Até que surgiram as influencers e as redes sociais, Kardashians e que tais, combinação explosiva de futilidade e de manipulação, fazendo com que, nos últimos anos, muitas das conquistas alcançadas tivessem ido por água abaixo. O mundo sucumbiu à ditadura da imagem e à consequente normalização do uso do Botox, do silicone e dos mais diversos procedimentos de emagrecimento e rejuvenescimento, numa busca insana pela juventude eterna. Este ideal, que nada tem que ver com envelhecer bem ou ter cuidados de saúde, é a negação absoluta do envelhecimento. Em vez de aceitarmos a passagem do tempo como uma bênção, caminhamos para uma sociedade em que é proibido parecer ter mais de trinta anos. Vemos crianças a usarem séruns, raparigas a fazer preenchimentos, e mulheres maduras desfiguradas, a achar o máximo serem confundidas com as filhas. Incluindo aquelas incrivelmente bonitas, ícones de beleza de outros tempos, que não aceitam as rugas, a flacidez ou os quilos a mais. Entrámos na era do anti-envelhecer, mas também da gordofobia.

Como se não bastasse toda esta insanidade, que só serve para perpetuar inseguranças e convencer-nos de que só a juventude é bela e só um corpo escultural é atraente, chegam as modelos criadas por inteligência artificial, mulheres (e homens!) geradas por computador para responder aos mais exigentes padrões e medidas, alimentando a espiral da ínvia busca pela perfeição. Modelos usados em publicidade, mas também nas redes sociais e, em breve, no cinema, a quem tudo assenta como uma luva, incluindo ordens e directrizes.
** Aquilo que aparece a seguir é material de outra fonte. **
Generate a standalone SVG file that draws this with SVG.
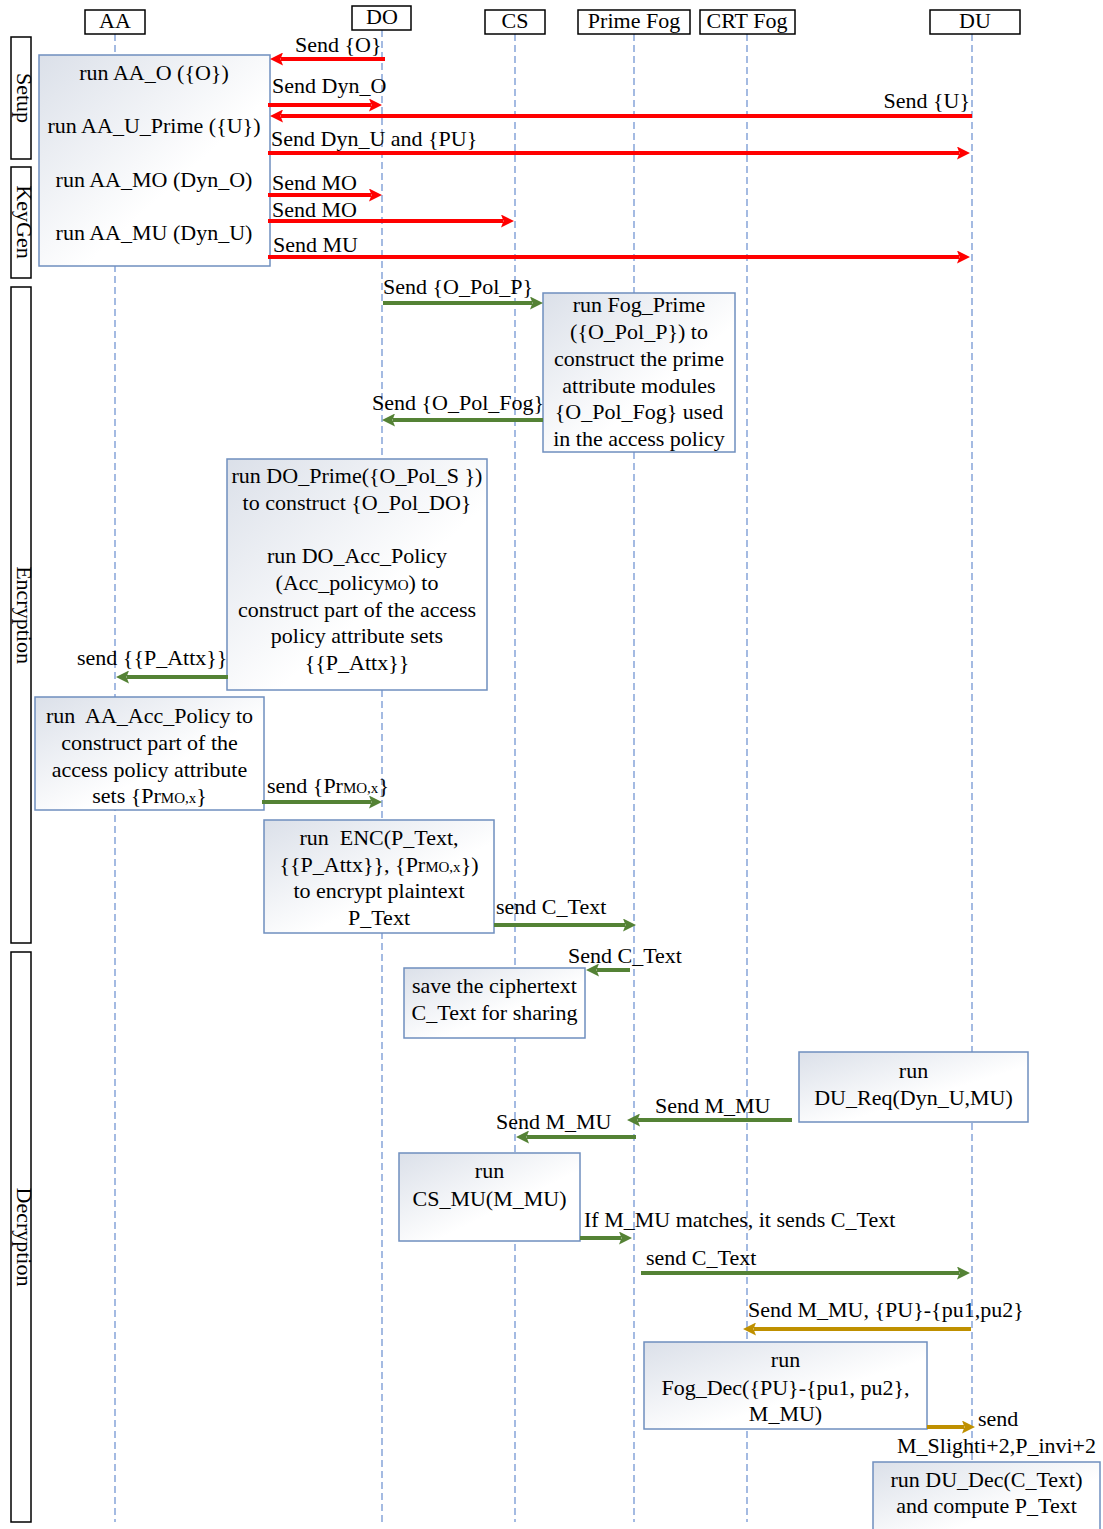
<svg xmlns="http://www.w3.org/2000/svg" width="1103" height="1529" viewBox="0 0 1103 1529">
<style>
text{font-family:"Liberation Serif","Times New Roman",serif;font-size:22px;fill:#000}
.c{text-anchor:middle}
.e{text-anchor:end}
.sub{font-size:15px}
.hdr{fill:#fff;stroke:#000;stroke-width:1.5}
.phase{fill:#fff;stroke:#000;stroke-width:1.5}
.life{stroke:#8eaadb;stroke-width:1.6;stroke-dasharray:7 4;fill:none}
.box{fill:url(#g);stroke:#6f8fbf;stroke-width:1.5}
.r{stroke:#ff0000;stroke-width:4;marker-end:url(#ar)}
.gr{stroke:#548235;stroke-width:4;marker-end:url(#ag)}
.y{stroke:#bf9000;stroke-width:4;marker-end:url(#ay)}
</style>
<defs>
<linearGradient id="g" x1="0" y1="0" x2="1" y2="1">
<stop offset="0" stop-color="#dbe0e9"/>
<stop offset="0.6" stop-color="#ffffff"/>
<stop offset="1" stop-color="#ffffff"/>
</linearGradient>
<marker id="ar" markerUnits="userSpaceOnUse" markerWidth="13" markerHeight="13" viewBox="0 0 13 13" refX="2" refY="6.5" orient="auto"><path d="M0,0 L13,6.5 L0,13 L2.5,6.5 Z" fill="#ff0000"/></marker>
<marker id="ag" markerUnits="userSpaceOnUse" markerWidth="13" markerHeight="13" viewBox="0 0 13 13" refX="2" refY="6.5" orient="auto"><path d="M0,0 L13,6.5 L0,13 L2.5,6.5 Z" fill="#548235"/></marker>
<marker id="ay" markerUnits="userSpaceOnUse" markerWidth="13" markerHeight="13" viewBox="0 0 13 13" refX="2" refY="6.5" orient="auto"><path d="M0,0 L13,6.5 L0,13 L2.5,6.5 Z" fill="#bf9000"/></marker>
</defs>
<rect width="1103" height="1529" fill="#fff"/>

<g id="lifelines">
<line class="life" x1="115" y1="34" x2="115" y2="1522"/>
<line class="life" x1="382" y1="30" x2="382" y2="1522"/>
<line class="life" x1="515" y1="34" x2="515" y2="1522"/>
<line class="life" x1="634" y1="34" x2="634" y2="1522"/>
<line class="life" x1="747" y1="34" x2="747" y2="1522"/>
<line class="life" x1="972" y1="34" x2="972" y2="1522"/>
</g>

<g id="actor-AA"><rect class="hdr" x="85" y="10" width="60" height="24"/><text class="c" x="115" y="27.5">AA</text></g>
<g id="actor-DO"><rect class="hdr" x="352" y="6" width="59" height="24"/><text class="c" x="382" y="24">DO</text></g>
<g id="actor-CS"><rect class="hdr" x="485" y="10" width="60" height="24"/><text class="c" x="515" y="27.5">CS</text></g>
<g id="actor-PrimeFog"><rect class="hdr" x="578" y="10" width="112" height="24"/><text class="c" x="634" y="27.5">Prime Fog</text></g>
<g id="actor-CRTFog"><rect class="hdr" x="700" y="10" width="95" height="24"/><text class="c" x="747" y="27.5">CRT Fog</text></g>
<g id="actor-DU"><rect class="hdr" x="930" y="10" width="90" height="24"/><text class="c" x="975" y="27.5">DU</text></g>

<g id="phase-setup"><rect class="phase" x="11" y="37" width="20" height="122"/><text class="c" transform="translate(16.5,98) rotate(90)">Setup</text></g>
<g id="phase-keygen"><rect class="phase" x="11" y="167" width="20" height="111"/><text class="c" transform="translate(16.5,222) rotate(90)">KeyGen</text></g>
<g id="phase-encryption"><rect class="phase" x="11" y="287" width="20" height="656"/><text class="c" transform="translate(16.5,615) rotate(90)">Encryption</text></g>
<g id="phase-decryption"><rect class="phase" x="11" y="952" width="20" height="570"/><text class="c" transform="translate(16.5,1237) rotate(90)">Decryption</text></g>

<g id="node-aa-setup">
<rect class="box" x="39" y="55" width="231" height="211"/>
<text class="c" x="154" y="80">run AA_O ({O})</text>
<text class="c" x="154" y="133">run AA_U_Prime ({U})</text>
<text class="c" x="154" y="187">run AA_MO (Dyn_O)</text>
<text class="c" x="154" y="240">run AA_MU (Dyn_U)</text>
</g>

<g id="node-fog-prime">
<rect class="box" x="543" y="293" width="192" height="159"/>
<text class="c" x="639" y="312">run Fog_Prime</text>
<text class="c" x="639" y="339">({O_Pol_P}) to</text>
<text class="c" x="639" y="366">construct the prime</text>
<text class="c" x="639" y="393">attribute modules</text>
<text class="c" x="639" y="419">{O_Pol_Fog} used</text>
<text class="c" x="639" y="446">in the access policy</text>
</g>

<g id="node-do-prime">
<rect class="box" x="227" y="459" width="260" height="231"/>
<text class="c" x="357" y="483">run DO_Prime({O_Pol_S })</text>
<text class="c" x="357" y="510">to construct {O_Pol_DO}</text>
<text class="c" x="357" y="563">run DO_Acc_Policy</text>
<text class="c" x="357" y="590">(Acc_policy<tspan class="sub">MO</tspan>) to</text>
<text class="c" x="357" y="617">construct part of the access</text>
<text class="c" x="357" y="643">policy attribute sets</text>
<text class="c" x="357" y="670">{{P_Attx}}</text>
</g>

<g id="node-aa-acc">
<rect class="box" x="35" y="697" width="229" height="113"/>
<text class="c" x="149.5" y="723" xml:space="preserve">run  AA_Acc_Policy to</text>
<text class="c" x="149.5" y="750">construct part of the</text>
<text class="c" x="149.5" y="777">access policy attribute</text>
<text class="c" x="149.5" y="803">sets {Pr<tspan class="sub">MO,x</tspan>}</text>
</g>

<g id="node-enc">
<rect class="box" x="264" y="820" width="230" height="113"/>
<text class="c" x="379" y="845" xml:space="preserve">run  ENC(P_Text,</text>
<text class="c" x="379" y="872">{{P_Attx}}, {Pr<tspan class="sub">MO,x</tspan>})</text>
<text class="c" x="379" y="898">to encrypt plaintext</text>
<text class="c" x="379" y="925">P_Text</text>
</g>

<g id="node-save">
<rect class="box" x="404" y="968" width="181" height="70"/>
<text class="c" x="494.5" y="993">save the ciphertext</text>
<text class="c" x="494.5" y="1020">C_Text for sharing</text>
</g>

<g id="node-du-req">
<rect class="box" x="799" y="1052" width="229" height="70"/>
<text class="c" x="913.5" y="1078">run</text>
<text class="c" x="913.5" y="1105">DU_Req(Dyn_U,MU)</text>
</g>

<g id="node-cs-mu">
<rect class="box" x="399" y="1153" width="181" height="88"/>
<text class="c" x="489.5" y="1178">run</text>
<text class="c" x="489.5" y="1206">CS_MU(M_MU)</text>
</g>

<g id="node-fog-dec">
<rect class="box" x="644" y="1342" width="283" height="87"/>
<text class="c" x="785.5" y="1367">run</text>
<text class="c" x="785.5" y="1395">Fog_Dec({PU}-{pu1, pu2},</text>
<text class="c" x="785.5" y="1421">M_MU)</text>
</g>

<g id="node-du-dec">
<rect class="box" x="873" y="1462" width="227" height="80"/>
<text class="c" x="986.5" y="1487">run DU_Dec(C_Text)</text>
<text class="c" x="986.5" y="1513">and compute P_Text</text>
</g>

<g id="connectors">
<line class="r" x1="385" y1="59" x2="281" y2="59"/>
<line class="r" x1="268" y1="105" x2="371" y2="105"/>
<line class="r" x1="972" y1="116" x2="281" y2="116"/>
<line class="r" x1="268" y1="153" x2="959" y2="153"/>
<line class="r" x1="268" y1="195" x2="371" y2="195"/>
<line class="r" x1="268" y1="221" x2="503" y2="221"/>
<line class="r" x1="268" y1="257" x2="959" y2="257"/>

<line class="gr" x1="383" y1="303" x2="532" y2="303"/>
<line class="gr" x1="543" y1="420" x2="393" y2="420"/>
<line class="gr" x1="228" y1="677" x2="127" y2="677"/>
<line class="gr" x1="262" y1="802" x2="371" y2="802"/>
<line class="gr" x1="494" y1="925" x2="625" y2="925"/>
<line class="gr" x1="630" y1="970" x2="597" y2="970"/>
<line class="gr" x1="792" y1="1120" x2="638" y2="1120"/>
<line class="gr" x1="636" y1="1137" x2="527" y2="1137"/>
<line class="gr" x1="580" y1="1238" x2="621" y2="1238"/>
<line class="gr" x1="641" y1="1273" x2="959" y2="1273"/>

<line class="y" x1="971" y1="1329" x2="754" y2="1329"/>
<line class="y" x1="927" y1="1427" x2="964" y2="1427"/>

<text x="295" y="52">Send {O}</text>
<text x="272" y="93">Send Dyn_O</text>
<text class="e" x="970" y="108">Send {U}</text>
<text x="271" y="146">Send Dyn_U and {PU}</text>
<text x="272" y="190">Send MO</text>
<text x="272" y="217">Send MO</text>
<text x="273" y="252">Send MU</text>

<text x="383" y="294">Send {O_Pol_P}</text>
<text x="372" y="410">Send {O_Pol_Fog}</text>
<text x="77" y="665">send {{P_Attx}}</text>
<text x="267" y="793">send {Pr<tspan class="sub">MO,x</tspan>}</text>
<text x="496" y="914">send C_Text</text>
<text x="568" y="963">Send C_Text</text>
<text x="655" y="1113">Send M_MU</text>
<text x="496" y="1129">Send M_MU</text>
<text x="584" y="1227">If M_MU matches, it sends C_Text</text>
<text x="646" y="1265">send C_Text</text>
<text x="748" y="1317">Send M_MU, {PU}-{pu1,pu2}</text>
<text x="978" y="1426">send</text>
<text x="897" y="1453">M_Slighti+2,P_invi+2</text>
</g>
</svg>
Preocupa-me o desemprego a que muitas pessoas destas e de outras indústrias estão condenadas, mas preocupa-me muito mais a normalização de uma estética que nenhum ser humano conseguirá alcançar. Preocupa-me que os meus filhos venham a viver numa insatisfação permanente com a sua imagem ou em busca de parceiros que correspondam a um padrão que não é nem humano nem alcançável. E tudo isto para que as marcas poupem uns trocos e não tenham de lidar com os erros e imperfeições dos seres humanos.